The costs involved in DNA sequencing have reduced considerably due to improvements in technologies, processes and tools. The Advanced DNA Sequencing Technology Program was launched by the NHGRI in 2004. It aimed to produce high-quality genome sequences of approximately 6 billion base pairs for $100,000 each. It surpassed this goal in 2009. Presently, the cost of human genome sequencing is less than $8,000.
The program director for NHGRI's Advanced DNA Sequencing Technology Program, Jeffery A. Schloss stated that many research teams who have received grants will be utilizing nanotechnology. Many projects are using nanoscale devices for DNA sequencing.

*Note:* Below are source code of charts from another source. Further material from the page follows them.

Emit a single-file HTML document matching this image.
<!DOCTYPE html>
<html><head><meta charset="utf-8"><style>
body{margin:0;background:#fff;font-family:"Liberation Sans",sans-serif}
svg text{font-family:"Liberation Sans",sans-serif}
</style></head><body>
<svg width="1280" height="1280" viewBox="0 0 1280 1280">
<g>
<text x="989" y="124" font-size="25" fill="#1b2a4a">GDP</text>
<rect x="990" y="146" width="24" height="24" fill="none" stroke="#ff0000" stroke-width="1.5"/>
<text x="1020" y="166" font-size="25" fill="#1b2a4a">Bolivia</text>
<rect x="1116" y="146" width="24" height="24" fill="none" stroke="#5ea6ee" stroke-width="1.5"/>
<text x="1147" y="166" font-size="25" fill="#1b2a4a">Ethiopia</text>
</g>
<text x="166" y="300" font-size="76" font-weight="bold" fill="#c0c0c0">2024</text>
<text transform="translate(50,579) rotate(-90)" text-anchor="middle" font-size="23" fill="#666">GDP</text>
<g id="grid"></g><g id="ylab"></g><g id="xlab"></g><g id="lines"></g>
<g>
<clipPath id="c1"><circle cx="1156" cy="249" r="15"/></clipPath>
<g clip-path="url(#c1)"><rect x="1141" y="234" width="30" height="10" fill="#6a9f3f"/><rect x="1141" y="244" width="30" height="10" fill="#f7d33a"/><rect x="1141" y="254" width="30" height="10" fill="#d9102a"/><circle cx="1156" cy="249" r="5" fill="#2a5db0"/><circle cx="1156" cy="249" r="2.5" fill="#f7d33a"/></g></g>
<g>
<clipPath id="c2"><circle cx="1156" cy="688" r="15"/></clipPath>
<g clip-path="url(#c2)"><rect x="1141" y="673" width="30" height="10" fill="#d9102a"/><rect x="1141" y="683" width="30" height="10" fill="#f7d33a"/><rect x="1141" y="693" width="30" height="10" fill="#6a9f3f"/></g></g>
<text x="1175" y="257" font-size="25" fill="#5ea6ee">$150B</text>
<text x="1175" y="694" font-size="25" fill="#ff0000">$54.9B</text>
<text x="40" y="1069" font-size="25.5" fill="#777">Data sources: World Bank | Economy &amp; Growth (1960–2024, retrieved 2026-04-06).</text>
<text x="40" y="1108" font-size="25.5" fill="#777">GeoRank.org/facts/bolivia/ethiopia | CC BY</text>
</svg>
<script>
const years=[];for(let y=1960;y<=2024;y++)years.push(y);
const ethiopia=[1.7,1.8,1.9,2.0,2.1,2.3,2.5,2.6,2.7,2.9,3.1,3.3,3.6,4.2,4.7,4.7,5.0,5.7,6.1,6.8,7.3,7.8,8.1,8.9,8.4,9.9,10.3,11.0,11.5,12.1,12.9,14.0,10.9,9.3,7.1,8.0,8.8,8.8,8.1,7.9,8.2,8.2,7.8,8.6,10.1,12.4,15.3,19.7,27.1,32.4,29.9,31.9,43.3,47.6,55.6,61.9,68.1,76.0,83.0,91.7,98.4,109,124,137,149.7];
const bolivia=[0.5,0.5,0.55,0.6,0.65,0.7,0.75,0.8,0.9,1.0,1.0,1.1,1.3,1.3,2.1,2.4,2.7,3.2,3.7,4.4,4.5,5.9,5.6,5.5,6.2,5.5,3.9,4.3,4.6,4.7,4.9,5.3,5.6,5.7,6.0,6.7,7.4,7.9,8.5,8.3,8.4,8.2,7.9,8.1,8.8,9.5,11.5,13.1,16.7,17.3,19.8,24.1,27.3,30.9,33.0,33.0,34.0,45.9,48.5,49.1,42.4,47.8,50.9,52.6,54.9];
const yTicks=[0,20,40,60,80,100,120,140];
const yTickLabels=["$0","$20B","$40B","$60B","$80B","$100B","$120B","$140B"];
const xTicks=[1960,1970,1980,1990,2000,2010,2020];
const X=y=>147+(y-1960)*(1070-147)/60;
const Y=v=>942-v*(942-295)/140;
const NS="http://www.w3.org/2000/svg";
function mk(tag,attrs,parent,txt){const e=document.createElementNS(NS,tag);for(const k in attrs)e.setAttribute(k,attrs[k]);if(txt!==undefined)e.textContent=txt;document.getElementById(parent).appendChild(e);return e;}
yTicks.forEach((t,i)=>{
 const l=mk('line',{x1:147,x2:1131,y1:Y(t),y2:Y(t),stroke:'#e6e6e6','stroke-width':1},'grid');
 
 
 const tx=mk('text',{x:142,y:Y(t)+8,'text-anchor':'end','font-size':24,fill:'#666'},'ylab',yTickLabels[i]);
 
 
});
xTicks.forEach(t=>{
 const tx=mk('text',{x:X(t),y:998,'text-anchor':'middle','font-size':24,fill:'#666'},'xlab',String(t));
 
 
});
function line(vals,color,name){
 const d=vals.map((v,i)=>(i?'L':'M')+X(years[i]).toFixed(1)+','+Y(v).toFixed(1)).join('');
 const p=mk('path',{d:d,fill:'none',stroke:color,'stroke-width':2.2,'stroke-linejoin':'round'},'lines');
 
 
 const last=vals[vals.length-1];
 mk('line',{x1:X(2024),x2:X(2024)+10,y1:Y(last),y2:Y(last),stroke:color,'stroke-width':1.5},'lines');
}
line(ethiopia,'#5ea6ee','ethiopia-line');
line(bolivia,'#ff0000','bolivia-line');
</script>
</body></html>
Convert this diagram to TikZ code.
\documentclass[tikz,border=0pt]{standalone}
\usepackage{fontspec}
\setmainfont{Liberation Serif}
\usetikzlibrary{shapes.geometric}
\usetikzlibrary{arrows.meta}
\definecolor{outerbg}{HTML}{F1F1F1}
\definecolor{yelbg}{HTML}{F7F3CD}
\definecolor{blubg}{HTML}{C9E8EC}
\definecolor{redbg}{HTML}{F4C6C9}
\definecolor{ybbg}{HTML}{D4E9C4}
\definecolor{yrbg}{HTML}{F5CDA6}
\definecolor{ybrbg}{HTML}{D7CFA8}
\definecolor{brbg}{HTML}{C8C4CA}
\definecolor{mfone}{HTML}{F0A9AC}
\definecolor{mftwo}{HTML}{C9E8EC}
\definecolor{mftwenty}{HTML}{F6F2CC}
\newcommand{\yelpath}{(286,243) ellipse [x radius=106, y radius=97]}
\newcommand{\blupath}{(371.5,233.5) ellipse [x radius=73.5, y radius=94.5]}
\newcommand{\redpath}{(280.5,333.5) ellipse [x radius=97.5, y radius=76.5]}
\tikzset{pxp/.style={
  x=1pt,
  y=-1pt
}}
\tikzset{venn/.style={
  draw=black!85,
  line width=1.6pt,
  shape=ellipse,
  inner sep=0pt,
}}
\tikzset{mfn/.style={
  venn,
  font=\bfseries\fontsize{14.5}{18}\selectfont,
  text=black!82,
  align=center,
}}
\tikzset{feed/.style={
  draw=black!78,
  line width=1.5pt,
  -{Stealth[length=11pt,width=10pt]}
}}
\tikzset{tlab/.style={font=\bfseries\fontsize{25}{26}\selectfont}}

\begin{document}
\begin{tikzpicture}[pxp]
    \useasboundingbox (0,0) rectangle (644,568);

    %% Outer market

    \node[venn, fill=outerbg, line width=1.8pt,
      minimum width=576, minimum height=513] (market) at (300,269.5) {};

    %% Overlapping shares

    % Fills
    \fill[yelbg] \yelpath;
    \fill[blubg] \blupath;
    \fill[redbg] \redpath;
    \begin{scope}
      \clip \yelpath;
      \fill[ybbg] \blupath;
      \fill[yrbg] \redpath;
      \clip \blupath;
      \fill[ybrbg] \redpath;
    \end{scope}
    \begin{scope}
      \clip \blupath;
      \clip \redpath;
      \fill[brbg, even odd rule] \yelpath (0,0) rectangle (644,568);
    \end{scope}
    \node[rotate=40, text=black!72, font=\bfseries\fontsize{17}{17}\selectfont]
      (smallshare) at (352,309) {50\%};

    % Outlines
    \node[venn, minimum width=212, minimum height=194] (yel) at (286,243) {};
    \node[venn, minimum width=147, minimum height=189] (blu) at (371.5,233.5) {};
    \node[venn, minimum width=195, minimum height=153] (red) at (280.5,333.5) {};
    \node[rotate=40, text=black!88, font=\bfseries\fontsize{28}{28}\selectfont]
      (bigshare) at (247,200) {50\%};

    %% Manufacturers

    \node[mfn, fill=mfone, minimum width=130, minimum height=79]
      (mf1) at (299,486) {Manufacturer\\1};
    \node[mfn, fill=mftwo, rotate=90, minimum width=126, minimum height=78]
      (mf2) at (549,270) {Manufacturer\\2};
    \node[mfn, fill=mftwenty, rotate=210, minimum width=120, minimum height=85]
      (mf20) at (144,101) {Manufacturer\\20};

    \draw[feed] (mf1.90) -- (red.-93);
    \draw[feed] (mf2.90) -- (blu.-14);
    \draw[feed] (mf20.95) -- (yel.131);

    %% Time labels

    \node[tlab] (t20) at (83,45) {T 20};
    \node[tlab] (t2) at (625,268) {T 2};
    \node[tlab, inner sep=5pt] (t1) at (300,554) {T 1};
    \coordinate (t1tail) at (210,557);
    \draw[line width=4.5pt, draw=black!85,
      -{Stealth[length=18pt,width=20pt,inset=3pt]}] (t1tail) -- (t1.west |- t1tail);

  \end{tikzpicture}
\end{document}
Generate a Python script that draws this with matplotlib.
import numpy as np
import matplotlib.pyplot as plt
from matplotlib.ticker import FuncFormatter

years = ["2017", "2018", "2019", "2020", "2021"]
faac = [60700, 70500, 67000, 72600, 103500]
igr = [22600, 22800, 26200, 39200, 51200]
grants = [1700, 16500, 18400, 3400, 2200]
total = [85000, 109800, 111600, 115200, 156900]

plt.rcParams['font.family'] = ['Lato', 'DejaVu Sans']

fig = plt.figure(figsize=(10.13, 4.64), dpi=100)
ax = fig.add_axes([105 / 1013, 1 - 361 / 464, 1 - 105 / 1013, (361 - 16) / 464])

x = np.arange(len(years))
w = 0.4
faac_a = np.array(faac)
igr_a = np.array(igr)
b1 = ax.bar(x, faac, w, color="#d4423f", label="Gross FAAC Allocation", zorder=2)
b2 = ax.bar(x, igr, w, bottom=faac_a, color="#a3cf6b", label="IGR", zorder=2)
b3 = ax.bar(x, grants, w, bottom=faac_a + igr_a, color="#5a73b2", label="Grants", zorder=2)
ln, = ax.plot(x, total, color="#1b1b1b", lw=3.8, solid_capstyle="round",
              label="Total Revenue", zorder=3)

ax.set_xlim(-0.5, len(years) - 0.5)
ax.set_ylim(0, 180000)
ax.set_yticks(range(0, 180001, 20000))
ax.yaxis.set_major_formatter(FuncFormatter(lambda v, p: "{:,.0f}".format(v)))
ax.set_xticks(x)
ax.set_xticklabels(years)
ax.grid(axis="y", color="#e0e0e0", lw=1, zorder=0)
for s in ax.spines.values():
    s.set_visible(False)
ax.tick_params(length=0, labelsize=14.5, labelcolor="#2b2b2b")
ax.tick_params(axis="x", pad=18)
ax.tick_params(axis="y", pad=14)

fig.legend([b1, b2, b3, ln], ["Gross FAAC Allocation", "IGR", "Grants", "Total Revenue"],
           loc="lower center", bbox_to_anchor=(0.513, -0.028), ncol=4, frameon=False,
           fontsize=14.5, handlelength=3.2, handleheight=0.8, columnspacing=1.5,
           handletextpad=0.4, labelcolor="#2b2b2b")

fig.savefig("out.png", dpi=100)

The researchers will be using nanoscale structures for precisely manipulating DNA molecules. A single strand of DNA has a diameter of 2 nm, while human hair has a diameter of 100,000 nm. They will be studying nanoscale sensing modes.
Genapsys in Redwood City, CA, has been awarded $3.3 million for developing chip-based DNA sequencing in a gene electronic nano-integrated ultra-sensitive platform. Harvard University researchers have been awarded $3.6 million for developing a scalable graphene nanopore sequencing device.
NIH has granted $4.5 million to GnuBIO for increasing the speed of whole genome sequencing by improving single channel microfluidic instruments. Columbia University researchers have been awarded $1.5 million to develop faster electronics to enable nanopore array-based sequencing.
Intel, University of Twente, Columbia University, Pacific Biosciences, and Northeastern University are among the other winners of the NIH/ NHGRI grants.